The idea sounds like science fiction, but it is not.
My colleague Cornelia Dean outlined the possibilities in this piece last year. As she reported, several methods might be used to cool the planet, though with potentially large unintended consequences. Perhaps the single most prominent idea is to scatter sulfur compounds into the upper atmosphere, mimicking volcanic eruptions and causing some of the sun’s light to bounce back to space. Other ideas include designing machines to capture carbon dioxide from the air and store it underground or in the deep ocean.
Most scientists who support this kind of research are emphatically not advocating that geoengineering schemes be undertaken now, and most of them hope society will never reach that point. But they do want a research program to quantify the potential risks and benefits, so that future political leaders will have some scientific basis if they ever have to make decisions on the issue.
Now comes an important new report that may increase the likelihood the United States will undertake such a research program. The Government Accountability Office, an auditing and analysis arm of Congress, found that no geoengineering scheme could be responsibly deployed today, given the uncertainties. But it also found that a large majority of experts it interviewed were in favor of research to narrow those uncertainties. And the agency did public-opinion research that suggested the American people would favor such research, too, while also being concerned about the potential harm.

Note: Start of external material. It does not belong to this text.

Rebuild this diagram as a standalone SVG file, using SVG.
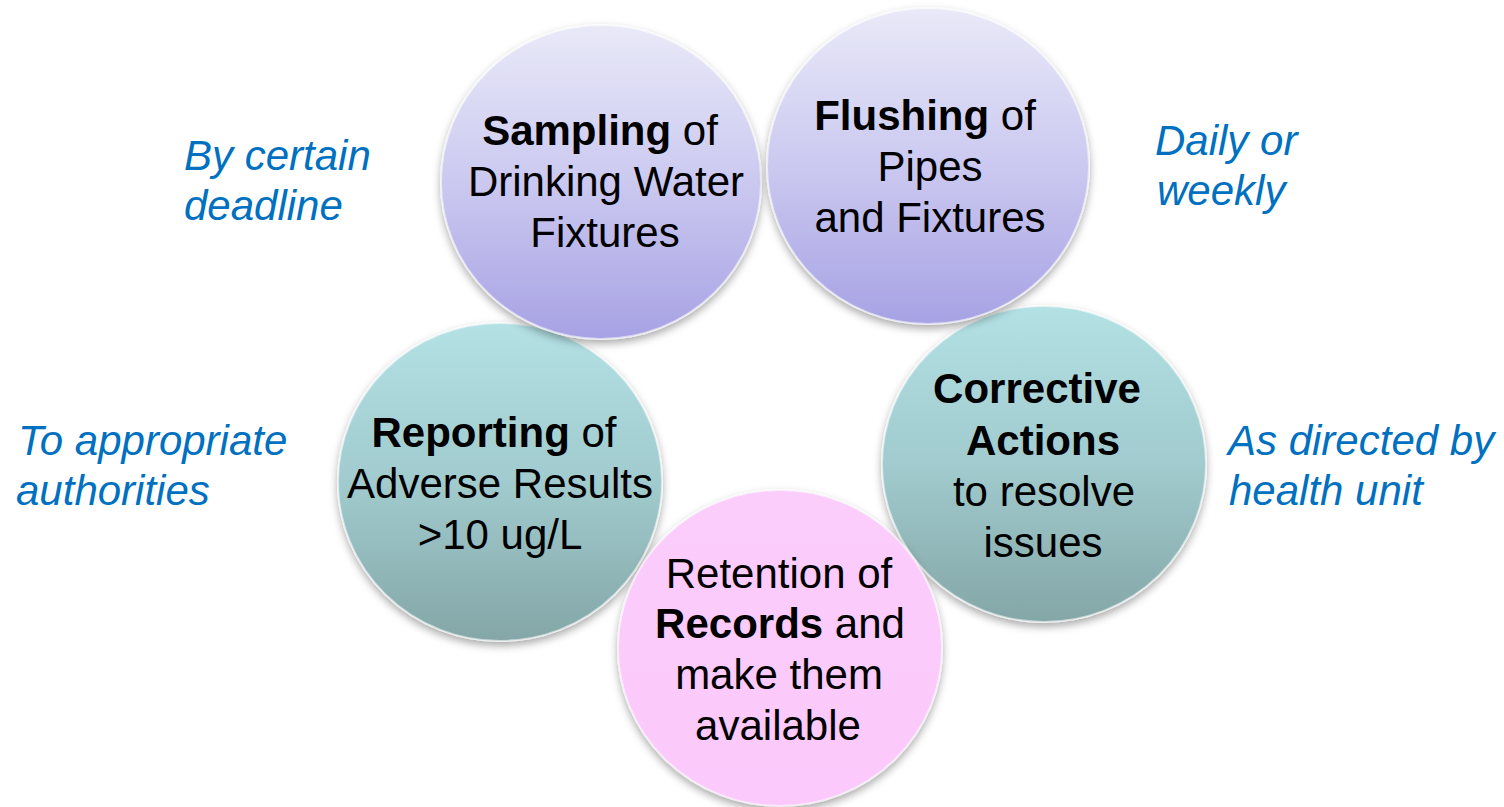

The idea of a research program has drawn favorable commentary on the political right, even among people who otherwise question the science of climate change. Interestingly, some environmental advocates have also begun to come down in favor of research. “We have to have it,” said Rafe Pomerance, a senior adviser at a Washington group called Clean Air-Cool Planet. But in other quarters the idea of even researching geoengineering has been subjected to withering attack.
The G.A.O. report is an accessible summary of the issues as they are currently understood, and it outlines the potential ways the Earth’s climate could be manipulated. A short synopsis can be found here, the full report is here, and a five-minute podcast outlining the issues is available here.
The G.A.O. report was hailed by the Bipartisan Policy Center, a think tank in Washington that is working on its own report on the issue, recommending details of a government research agenda. That document is due in October.
“The G.A.O. finding that experts and the public alike support a U.S. research program is welcome news because it indicates people are taking the issues seriously and believe research is needed,” said Jane Long, associate director at large of Lawrence Livermore National Laboratory, who is heading the Bipartisan Policy Center task force. “Equally important, the G.A.O. report recognizes that a research program should not at all detract from on-going climate mitigation and adaptation efforts.”